Published December 22, 1998 8:00PM (EST)

When Sarah Schulman went to review "Rent" in 1996, unlike almost every other theater critic in New York, she was decidedly underwhelmed. She thought that the rock opera about AIDS and New York's East Village was "a bit flat" and distorted the history of the AIDS crisis. Worse, for Schulman anyway, was the fact that half of the plot seemed ripped off from her own 1990 novel "People in Trouble." She didn't mention this in her review, though, and in hindsight probably regrets that decision: "Rent" went on to win four Tonys and the Pulitzer Prize, and has become the biggest theater success of the last decade. Schulman eventually tried to sue, but her quest to get anyone to listen to her was nearly fruitless. Instead, Schulman, a respected novelist ("Shimmer," "After Delores") and longtime AIDS activist, wrote "Stagestruck: Theater, AIDS, and the Marketing of Gay America," a book that combines her bizarre Kafka-esque tale and an utterly damning analysis of the popular cultural depictions of AIDS and homosexuality.
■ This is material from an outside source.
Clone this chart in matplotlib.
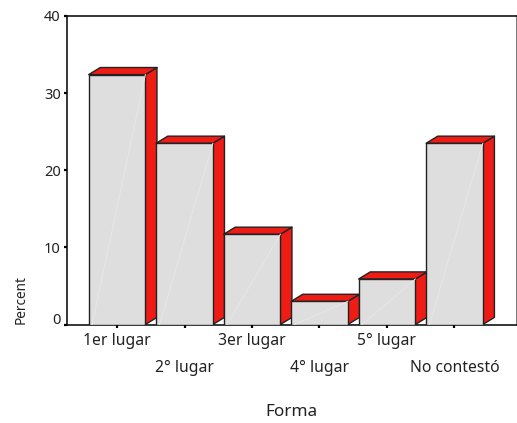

The book is not "My Case Against Rent." Broken into three parts, only the first and aptly titled section, "Rent: The Dirt," deals explicitly with Schulman's failed fight for copyright justice. It's the most engrossing section, though, especially if you follow New York theater. Was Frank Rich's wife really that nasty? Who is the literary agent code-named "Morticia"? You feel for the slightly paranoid and bitter Schulman, because she makes an excellent case and seems to have been victimized. Schulman didn't have the law on her side, however. It seems fairly clear that her plot, characters and setting were stolen, but alas, only words are copyrightable.

After dishing the gossip, Schulman loads her gun and fires. In Jonathan Larson's book for "Rent," the gay and lesbian characters of "People in Trouble" play a big part, but Schulman argues that a heterosexual couple with AIDS (taken from "La Bohhme") becomes the center of the dramatic arc. "'Rent' was about how straight people were the heroes of AIDS," she says. But for much of the epidemic, she rightly points out, gay men with AIDS were abandoned by straight people. To Schulman, one of the first members of ACT-UP, "Rent" was a lie.

Her second chapter describes shows that went up the same year as "Rent" that were truthful about AIDS, homosexuality, race and the plight of the urban poor -- however, she says, no one went to see them. Schulman leaves no one unaccused: In her third chapter, she argues that the gay community, in its search for economic and political acceptance, has been complicit in this deformation of the truth. Why? Popular and monetary success come with playing well in Peoria. "Vehicles like 'Rent,' 'Philadelphia' and other AIDS stories promoted by straight people portray a world in which heterosexuals have nothing to account for, to reflect on, or to regret in their behavior toward people with AIDS and gays and lesbians in general."

Schulman is right. But if "Rent's" central plot was about lesbians and gay men, the show probably would not have become the $1 billion industry it is; the much more brilliant and true "Angels in America" didn't even make a profit. Anger doesn't sell, and it doesn't permeate the walls of the dominant society. Whether Schulman would like to admit it or not, "Rent," with its straight-friendly narrative, has enabled thousands of people to see, and at least partially understand, the way the other side lives.

By Ted Gideonse

Ted Gideonse writes for Newsweek and the Advocate.